Wyłączywszy sytuację rzeczywistej wojny i okupacji, śmiało można powiedzieć, że nigdy nie zachodzi taki stan rzeczy, w którym kapitał społeczny i kultura polityczna osiągają poziom zerowy. Mimo że analogia zastosowana przez MacIntyre’a jest trafna, to jednak jest tylko pewnym eksperymentem myślowym, gdyż siła perswazyjna Hobbesowskiej wojny wszystkich ze wszystkimi jest zależna od skrajnego pesymizmu w patrzeniu na człowieka, który założył autor „Lewiatana”. Mówiąc wprost, najpierw trzeba się zgodzić na wniosek Hobbesa, że człowiek jest z gruntu aż tak zły, żeby móc następnie uwierzyć, iż projektowany przez angielskiego filozofa stan natury jest realną możliwością, a nie tylko czysto teoretyczną konstrukcją.

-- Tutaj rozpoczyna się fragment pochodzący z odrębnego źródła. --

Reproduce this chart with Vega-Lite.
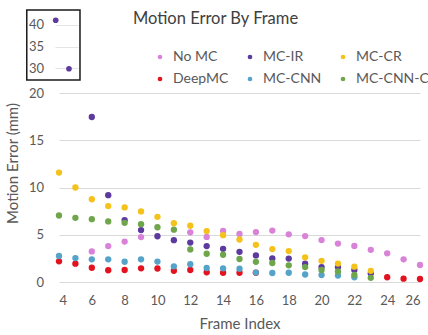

Prawdą jest, że cnoty i instytucje są ze sobą ściśle związane. Rozerwanie tego związku i postawienie ostrej opozycji między tymi elementami grozi albo formalizmem, który jest ślepy na społeczne uwarunkowania sprawnego funkcjonowania instytucji, albo myślą polityczną, która osuwa się bądź w jałowe moralizatorstwo, bądź w mit polityczny. W tym drugim wypadku refleksja polityczna, tracąc swój integralny związek z prawem, traci zarazem nawet cień możliwości na urzeczywistnienie swoich idei i reformę państwa. Jak uniknąć tej błędnej alternatywy?

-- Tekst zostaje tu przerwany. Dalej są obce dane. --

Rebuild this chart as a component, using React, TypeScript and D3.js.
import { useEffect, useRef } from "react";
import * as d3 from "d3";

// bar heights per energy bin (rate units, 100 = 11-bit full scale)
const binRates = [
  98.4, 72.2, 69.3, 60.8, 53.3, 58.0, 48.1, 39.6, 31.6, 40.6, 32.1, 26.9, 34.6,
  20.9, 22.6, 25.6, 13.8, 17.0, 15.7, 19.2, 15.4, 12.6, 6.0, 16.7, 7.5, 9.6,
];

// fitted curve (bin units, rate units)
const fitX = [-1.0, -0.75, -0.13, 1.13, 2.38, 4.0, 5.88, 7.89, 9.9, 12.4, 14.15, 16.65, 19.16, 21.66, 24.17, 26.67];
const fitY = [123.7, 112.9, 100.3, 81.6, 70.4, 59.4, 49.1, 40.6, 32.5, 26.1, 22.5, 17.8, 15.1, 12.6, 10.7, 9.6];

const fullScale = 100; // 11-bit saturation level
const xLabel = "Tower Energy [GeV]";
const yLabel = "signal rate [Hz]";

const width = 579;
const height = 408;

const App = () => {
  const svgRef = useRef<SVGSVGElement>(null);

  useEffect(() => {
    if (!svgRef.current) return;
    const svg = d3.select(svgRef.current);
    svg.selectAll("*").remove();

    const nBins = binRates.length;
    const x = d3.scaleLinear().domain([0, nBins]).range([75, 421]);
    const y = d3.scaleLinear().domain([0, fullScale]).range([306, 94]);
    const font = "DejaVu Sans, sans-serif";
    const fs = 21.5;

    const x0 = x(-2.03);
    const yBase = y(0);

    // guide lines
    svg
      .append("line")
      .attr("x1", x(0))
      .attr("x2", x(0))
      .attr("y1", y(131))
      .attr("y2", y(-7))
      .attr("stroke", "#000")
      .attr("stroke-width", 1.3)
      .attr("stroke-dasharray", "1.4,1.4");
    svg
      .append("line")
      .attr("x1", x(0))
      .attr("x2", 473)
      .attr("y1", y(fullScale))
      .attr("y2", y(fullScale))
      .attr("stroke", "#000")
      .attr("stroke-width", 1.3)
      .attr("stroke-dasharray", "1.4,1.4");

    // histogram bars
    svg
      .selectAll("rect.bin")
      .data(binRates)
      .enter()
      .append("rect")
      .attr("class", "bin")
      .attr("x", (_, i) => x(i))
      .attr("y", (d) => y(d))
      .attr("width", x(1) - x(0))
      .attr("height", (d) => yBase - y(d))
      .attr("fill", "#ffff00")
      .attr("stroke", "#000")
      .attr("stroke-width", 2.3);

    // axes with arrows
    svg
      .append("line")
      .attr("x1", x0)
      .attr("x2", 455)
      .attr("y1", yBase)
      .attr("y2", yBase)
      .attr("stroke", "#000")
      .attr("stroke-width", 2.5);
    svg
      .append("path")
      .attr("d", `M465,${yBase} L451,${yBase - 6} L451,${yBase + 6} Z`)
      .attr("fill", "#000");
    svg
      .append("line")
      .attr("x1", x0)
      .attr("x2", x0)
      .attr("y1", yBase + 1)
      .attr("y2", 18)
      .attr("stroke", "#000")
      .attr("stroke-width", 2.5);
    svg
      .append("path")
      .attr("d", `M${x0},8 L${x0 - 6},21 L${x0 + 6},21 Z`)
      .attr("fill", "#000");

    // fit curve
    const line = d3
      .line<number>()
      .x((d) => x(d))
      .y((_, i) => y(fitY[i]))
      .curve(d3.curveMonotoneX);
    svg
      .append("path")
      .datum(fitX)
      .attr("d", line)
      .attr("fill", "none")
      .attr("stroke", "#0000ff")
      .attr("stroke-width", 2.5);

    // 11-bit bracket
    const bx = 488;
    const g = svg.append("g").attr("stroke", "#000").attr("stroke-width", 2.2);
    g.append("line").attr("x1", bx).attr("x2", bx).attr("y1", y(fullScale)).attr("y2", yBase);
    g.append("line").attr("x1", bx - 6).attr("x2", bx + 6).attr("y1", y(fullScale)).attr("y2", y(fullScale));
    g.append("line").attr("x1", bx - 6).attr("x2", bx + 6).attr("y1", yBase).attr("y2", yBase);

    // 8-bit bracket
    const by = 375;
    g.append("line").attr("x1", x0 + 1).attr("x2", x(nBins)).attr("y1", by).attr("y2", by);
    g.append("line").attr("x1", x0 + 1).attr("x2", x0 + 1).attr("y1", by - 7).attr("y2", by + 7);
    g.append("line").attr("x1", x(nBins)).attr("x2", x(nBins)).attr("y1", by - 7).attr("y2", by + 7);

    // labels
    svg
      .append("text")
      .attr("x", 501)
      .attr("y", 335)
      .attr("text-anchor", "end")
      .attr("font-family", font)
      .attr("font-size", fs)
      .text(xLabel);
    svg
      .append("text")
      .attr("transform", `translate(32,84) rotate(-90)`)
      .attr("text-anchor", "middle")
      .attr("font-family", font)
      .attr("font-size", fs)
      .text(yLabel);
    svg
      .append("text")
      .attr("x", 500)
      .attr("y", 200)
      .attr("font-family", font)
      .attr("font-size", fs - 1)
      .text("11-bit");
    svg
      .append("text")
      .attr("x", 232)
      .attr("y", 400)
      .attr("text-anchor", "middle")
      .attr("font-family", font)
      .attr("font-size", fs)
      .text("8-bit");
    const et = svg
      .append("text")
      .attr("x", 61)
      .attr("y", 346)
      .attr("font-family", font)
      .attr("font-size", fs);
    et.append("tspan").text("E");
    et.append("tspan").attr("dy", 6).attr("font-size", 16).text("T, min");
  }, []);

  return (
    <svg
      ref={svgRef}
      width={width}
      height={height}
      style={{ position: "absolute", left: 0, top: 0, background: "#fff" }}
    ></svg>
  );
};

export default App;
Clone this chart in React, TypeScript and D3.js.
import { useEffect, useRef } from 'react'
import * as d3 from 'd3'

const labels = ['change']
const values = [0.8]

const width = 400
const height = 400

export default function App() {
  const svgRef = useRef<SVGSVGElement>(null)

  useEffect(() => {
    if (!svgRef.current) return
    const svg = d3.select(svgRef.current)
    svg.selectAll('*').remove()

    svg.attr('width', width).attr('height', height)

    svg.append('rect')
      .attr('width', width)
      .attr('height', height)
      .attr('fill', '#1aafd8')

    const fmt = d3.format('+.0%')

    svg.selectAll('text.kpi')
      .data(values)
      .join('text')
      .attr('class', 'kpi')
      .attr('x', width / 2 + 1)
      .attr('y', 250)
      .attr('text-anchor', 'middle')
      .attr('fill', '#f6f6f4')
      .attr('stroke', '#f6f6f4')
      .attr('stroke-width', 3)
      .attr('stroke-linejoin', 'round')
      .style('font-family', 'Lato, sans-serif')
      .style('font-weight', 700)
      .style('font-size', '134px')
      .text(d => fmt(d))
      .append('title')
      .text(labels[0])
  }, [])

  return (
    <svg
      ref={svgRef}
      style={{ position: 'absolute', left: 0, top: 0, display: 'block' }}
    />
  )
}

Otóż należy pamiętać, że instytucje i prawo wyznaczają reguły gry społecznej. Jeśli gra w piłkę jest pewną praktyką, to zmiany instytucjonalne w jej zasadach mają na celu moderowanie przebiegu tej praktyki. Nie inaczej jest w wypadku zmiany praktyk społecznych. Zmaganie rozumu prawodawcy z materią społeczną polega na uzyskaniu takiej relacji między instytucjami a praktykami, której kształt będzie optymalny z punktu widzenia dobra wspólnego. Temu zmaganiu zawsze będą towarzyszyły dwa ryzyka: albo bierność, z powodu której toleruje się patologie, albo przeregulowanie, które może zniszczyć daną praktykę, gdyż jej zadania de facto przejmie na siebie instytucja. Tymczasem instytucje tworzą tylko i aż konieczne warunki możliwości praktykowania cnót, podczas gdy cnoty warunkują sprawne funkcjonowanie instytucji.

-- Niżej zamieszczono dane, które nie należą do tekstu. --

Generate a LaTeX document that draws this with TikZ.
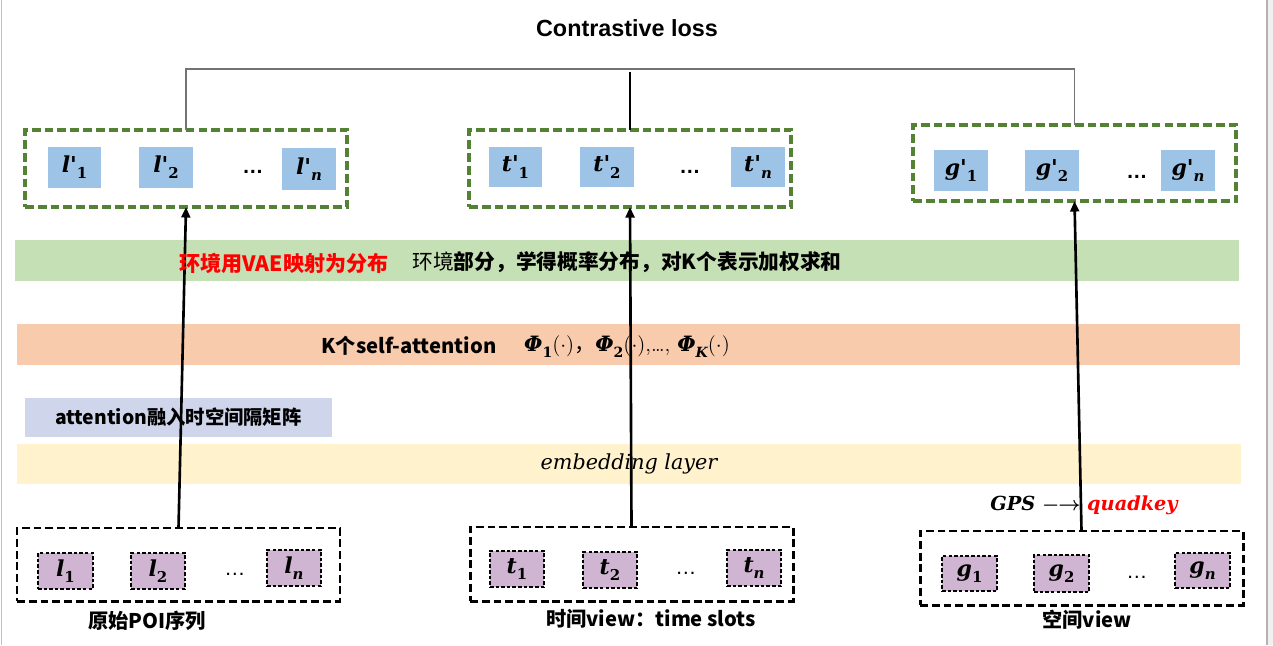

Powrót do języka cnót potrzeby od zaraz
Język etyki cnót do każdego z wymienionych wyżej obszarów – jednostkowego, społecznego i politycznego – dodaje aspekt, który współczesny potoczny dyskurs, przesiąknięty perspektywą liberalną, zupełnie pomija. To czas. Jakkolwiek to banalnie nie brzmi, życie ludzkie jest uwikłane w historię, ma przeszłość, teraźniejszość i przyszłość. Racjonalność naszych wyborów etycznych, od wyborów indywidualnych do politycznych, nie może ograniczać się do rozważania wyłącznie doraźnego reagowania na bieżące problemy, lecz musi także brać pod uwagę to, jaki kształt nasza opowieść o nas ma ostatecznie uzyskać.
Etyka cnoty nie jest bez wad. Na pewno nie może stanowić samodzielnego języka opisu naszego życia moralnego, ponieważ cnoty zawsze odnoszą się do jakiegoś porządku dóbr, a to, jaką formę ma ten porządek, zależy już od kryteriów sprawiedliwości. Jeśli zignorujemy ten fakt, to skończymy w tym samym miejscu, co Paweł Skrzydlewski ze swoimi „cnotami niewieścimi”. Potrzebna jest zatem jakaś teoria prawa moralnego, która ustrukturyzuje dobra, a wraz z nimi – katalog cnót. Niemniej język etyki cnoty stanowi konieczny dodatek, który pozwoli nam w pełni opisać nasz życie moralne. Bez niego będziemy skazani na mówienie do siebie wyłącznie przez pryzmat naszych uprawnień i obowiązków. Choć dowiemy się w ten sposób, czego nie możemy sobie robić, zupełnie nie odpowiemy na pytanie, jak żyć i jak rozumnie najlepszy model życia wybrać.